*GOAL OF THE EXERCISE*
Repeat, exactly and only, the lines from the beginning of the data through the line with "years_5 = list(range(0, 51, 5))". Pictures are left out.

*INFORMATION SHOWN*
___

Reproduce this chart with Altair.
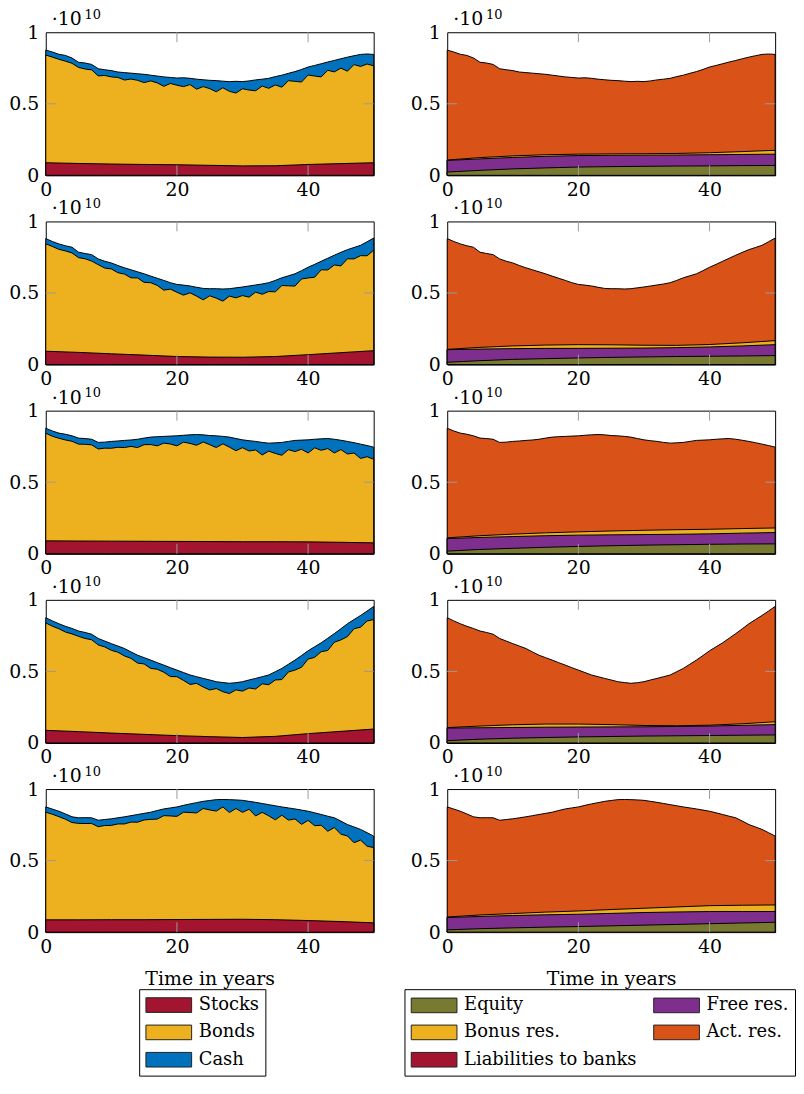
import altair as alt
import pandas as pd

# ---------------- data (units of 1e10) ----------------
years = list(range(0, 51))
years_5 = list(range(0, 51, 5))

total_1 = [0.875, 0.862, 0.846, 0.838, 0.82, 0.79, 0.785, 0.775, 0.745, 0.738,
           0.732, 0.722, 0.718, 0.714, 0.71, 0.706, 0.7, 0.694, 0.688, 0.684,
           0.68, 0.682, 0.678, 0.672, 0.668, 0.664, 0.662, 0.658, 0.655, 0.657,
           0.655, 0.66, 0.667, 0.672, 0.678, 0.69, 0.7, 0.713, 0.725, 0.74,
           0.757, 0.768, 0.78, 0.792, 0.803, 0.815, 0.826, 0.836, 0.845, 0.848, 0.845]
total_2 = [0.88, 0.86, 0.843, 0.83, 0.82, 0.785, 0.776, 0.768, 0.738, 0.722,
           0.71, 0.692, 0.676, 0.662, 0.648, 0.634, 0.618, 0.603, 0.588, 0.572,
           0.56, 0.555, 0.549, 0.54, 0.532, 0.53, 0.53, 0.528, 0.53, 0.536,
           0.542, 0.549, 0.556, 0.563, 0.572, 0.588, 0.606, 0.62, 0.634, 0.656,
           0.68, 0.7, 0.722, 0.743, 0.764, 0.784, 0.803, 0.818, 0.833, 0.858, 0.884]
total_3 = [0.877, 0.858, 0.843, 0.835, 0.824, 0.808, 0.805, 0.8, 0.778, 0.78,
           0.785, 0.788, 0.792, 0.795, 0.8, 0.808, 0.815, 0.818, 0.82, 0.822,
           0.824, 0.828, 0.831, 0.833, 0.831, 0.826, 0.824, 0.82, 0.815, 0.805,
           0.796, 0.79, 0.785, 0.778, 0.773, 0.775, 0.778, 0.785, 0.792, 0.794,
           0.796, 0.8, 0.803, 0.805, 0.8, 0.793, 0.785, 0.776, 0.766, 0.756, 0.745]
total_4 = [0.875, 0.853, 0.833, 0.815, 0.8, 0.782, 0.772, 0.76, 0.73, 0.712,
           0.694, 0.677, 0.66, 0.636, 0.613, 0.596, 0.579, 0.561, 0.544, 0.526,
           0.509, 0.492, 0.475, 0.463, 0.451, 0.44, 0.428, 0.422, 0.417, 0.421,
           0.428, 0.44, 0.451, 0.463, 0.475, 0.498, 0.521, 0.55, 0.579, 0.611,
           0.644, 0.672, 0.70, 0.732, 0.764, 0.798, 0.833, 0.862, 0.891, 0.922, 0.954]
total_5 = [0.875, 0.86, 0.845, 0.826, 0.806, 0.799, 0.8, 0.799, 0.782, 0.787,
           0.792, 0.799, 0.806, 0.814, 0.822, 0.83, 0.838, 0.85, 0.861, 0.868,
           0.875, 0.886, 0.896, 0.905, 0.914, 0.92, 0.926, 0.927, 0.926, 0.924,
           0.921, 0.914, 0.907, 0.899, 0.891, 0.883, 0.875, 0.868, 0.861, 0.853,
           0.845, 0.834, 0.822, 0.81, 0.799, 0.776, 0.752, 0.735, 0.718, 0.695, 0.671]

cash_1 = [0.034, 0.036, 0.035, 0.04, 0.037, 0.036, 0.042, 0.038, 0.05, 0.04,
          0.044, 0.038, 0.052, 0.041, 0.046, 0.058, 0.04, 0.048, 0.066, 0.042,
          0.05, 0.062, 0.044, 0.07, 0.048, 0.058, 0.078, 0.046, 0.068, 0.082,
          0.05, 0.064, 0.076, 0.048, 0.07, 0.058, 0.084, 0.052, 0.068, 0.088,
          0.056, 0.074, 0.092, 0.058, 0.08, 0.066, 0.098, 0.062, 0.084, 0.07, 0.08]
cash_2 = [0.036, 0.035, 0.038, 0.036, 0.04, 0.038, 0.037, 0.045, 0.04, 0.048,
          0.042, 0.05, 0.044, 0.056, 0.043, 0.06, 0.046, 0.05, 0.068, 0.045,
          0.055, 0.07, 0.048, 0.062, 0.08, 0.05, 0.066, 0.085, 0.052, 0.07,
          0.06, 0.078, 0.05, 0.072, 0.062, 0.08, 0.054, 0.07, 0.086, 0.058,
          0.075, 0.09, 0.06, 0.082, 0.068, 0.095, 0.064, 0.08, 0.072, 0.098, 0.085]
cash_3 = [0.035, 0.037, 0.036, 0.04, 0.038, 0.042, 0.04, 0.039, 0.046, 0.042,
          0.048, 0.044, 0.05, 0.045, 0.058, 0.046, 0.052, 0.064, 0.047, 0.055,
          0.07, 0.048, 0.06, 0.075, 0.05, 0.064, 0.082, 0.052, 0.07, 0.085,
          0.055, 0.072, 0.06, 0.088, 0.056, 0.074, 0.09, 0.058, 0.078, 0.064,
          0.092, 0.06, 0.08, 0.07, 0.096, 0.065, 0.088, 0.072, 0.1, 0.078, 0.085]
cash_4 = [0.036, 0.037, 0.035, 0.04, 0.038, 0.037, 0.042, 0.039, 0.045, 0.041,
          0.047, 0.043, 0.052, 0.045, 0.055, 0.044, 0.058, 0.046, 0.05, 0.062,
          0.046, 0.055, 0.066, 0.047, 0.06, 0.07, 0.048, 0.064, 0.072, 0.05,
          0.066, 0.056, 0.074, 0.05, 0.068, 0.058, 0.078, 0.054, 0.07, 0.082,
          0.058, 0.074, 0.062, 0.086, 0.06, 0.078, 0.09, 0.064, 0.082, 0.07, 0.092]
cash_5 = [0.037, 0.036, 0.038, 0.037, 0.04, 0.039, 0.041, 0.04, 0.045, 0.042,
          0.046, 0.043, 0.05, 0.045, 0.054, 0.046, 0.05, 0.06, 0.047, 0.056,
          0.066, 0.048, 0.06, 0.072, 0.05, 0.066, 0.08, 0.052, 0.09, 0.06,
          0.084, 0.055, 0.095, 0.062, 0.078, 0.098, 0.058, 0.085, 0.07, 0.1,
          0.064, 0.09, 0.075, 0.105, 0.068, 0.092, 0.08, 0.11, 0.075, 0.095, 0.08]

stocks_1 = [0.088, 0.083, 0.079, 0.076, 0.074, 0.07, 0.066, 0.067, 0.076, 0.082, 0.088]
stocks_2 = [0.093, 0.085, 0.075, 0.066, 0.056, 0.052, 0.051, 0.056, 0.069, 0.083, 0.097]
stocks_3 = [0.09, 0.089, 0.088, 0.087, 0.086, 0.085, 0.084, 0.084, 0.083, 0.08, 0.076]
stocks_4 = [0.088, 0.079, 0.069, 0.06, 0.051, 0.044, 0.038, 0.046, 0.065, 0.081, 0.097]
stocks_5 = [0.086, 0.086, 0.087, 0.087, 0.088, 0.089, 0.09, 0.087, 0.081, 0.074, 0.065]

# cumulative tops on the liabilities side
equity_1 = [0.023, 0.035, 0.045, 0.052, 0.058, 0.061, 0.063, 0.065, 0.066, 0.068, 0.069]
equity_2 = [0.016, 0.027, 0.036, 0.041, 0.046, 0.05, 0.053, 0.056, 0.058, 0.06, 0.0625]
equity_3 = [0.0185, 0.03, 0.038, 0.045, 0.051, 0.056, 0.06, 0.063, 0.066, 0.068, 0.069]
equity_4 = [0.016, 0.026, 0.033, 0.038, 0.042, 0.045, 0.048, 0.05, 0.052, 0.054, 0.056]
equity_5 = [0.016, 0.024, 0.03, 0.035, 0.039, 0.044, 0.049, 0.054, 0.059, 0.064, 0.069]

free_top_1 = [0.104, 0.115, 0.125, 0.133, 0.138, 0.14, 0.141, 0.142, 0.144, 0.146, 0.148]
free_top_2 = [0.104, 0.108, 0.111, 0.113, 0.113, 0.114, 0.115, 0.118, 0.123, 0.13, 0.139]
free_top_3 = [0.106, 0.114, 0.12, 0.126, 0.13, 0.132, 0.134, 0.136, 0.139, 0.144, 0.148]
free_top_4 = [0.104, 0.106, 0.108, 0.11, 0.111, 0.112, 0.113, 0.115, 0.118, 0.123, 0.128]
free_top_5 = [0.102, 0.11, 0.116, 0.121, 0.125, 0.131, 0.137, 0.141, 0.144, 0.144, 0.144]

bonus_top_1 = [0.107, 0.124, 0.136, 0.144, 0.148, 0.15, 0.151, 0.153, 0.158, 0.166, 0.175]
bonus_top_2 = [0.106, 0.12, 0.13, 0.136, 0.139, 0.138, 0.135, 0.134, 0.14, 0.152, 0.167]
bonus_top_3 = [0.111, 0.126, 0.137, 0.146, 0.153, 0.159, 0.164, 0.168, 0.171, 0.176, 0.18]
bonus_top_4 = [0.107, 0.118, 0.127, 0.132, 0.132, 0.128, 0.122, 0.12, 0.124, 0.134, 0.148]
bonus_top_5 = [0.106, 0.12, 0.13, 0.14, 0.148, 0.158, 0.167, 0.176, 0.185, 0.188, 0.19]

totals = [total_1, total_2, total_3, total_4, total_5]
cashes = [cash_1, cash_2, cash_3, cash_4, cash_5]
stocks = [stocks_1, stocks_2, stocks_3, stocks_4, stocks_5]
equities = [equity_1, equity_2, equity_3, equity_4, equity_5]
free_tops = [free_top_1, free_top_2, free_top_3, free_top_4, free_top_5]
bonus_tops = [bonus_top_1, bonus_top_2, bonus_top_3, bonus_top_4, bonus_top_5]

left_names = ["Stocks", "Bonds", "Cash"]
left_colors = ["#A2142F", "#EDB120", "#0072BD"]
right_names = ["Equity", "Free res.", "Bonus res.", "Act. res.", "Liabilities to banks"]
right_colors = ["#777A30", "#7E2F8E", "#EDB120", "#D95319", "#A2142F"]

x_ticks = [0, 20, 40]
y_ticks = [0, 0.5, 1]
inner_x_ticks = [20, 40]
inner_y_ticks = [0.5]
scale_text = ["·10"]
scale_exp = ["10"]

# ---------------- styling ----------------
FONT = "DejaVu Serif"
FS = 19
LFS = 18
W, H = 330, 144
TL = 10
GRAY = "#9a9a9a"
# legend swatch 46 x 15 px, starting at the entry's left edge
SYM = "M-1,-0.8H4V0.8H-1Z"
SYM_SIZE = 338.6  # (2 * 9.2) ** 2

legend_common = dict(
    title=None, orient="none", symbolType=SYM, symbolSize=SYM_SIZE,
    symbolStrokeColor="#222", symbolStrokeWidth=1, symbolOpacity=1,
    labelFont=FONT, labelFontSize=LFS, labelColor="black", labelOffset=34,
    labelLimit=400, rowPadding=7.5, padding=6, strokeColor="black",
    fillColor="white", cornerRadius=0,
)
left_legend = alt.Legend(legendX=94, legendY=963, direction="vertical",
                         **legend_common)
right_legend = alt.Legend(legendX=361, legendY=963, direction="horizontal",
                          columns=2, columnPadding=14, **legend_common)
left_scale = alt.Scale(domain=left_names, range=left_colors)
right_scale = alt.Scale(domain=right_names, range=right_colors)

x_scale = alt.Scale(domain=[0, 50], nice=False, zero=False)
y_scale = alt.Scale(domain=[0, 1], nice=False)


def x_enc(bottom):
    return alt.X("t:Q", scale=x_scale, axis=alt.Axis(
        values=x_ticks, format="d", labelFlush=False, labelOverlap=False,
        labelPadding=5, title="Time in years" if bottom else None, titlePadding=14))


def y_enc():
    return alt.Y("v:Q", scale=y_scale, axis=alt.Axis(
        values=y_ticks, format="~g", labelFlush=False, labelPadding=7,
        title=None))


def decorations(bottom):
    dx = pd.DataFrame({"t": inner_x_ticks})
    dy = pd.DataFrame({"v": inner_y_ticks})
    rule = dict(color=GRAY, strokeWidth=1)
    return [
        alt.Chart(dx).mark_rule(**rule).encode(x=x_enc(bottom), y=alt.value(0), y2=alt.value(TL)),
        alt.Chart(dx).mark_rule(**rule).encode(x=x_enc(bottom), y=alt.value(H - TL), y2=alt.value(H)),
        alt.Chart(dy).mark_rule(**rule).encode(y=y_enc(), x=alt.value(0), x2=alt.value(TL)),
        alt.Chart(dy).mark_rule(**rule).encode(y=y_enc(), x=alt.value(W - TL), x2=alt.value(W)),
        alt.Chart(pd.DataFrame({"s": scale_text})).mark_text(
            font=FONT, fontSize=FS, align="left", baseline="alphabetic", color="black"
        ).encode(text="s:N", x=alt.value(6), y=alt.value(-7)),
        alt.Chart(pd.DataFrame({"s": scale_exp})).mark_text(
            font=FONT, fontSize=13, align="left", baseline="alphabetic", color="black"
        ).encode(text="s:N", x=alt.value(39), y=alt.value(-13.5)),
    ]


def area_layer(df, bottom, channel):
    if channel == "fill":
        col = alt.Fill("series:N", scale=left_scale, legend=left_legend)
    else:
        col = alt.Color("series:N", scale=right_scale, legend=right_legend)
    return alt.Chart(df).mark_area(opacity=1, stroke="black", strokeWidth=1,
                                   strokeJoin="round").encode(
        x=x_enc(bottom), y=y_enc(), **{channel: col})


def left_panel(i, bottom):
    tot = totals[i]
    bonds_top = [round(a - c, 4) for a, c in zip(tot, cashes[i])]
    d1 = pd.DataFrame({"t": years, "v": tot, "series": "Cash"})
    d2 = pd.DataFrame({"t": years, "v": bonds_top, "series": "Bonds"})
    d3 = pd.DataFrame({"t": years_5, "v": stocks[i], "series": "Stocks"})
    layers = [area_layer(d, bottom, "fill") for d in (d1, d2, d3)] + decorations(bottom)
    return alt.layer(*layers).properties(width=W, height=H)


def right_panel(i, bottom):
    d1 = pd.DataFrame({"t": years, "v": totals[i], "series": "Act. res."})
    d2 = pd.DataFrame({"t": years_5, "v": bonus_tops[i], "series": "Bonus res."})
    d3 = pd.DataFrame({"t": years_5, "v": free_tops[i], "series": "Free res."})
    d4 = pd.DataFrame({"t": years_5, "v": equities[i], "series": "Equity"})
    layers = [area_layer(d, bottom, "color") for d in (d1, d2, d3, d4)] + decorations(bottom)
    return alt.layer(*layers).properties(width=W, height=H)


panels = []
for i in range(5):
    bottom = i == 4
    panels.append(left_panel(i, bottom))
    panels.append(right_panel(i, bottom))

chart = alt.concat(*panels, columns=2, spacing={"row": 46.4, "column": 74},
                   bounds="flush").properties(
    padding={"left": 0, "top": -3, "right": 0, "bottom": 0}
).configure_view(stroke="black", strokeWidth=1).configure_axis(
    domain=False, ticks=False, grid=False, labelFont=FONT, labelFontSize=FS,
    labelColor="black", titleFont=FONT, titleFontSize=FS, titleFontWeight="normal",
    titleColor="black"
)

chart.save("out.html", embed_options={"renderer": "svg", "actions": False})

___

*ANSWER TO THIS TASK*
Reproduce this chart with Altair.
import altair as alt
import pandas as pd

# ---------------- data (units of 1e10) ----------------
years = list(range(0, 51))
years_5 = list(range(0, 51, 5))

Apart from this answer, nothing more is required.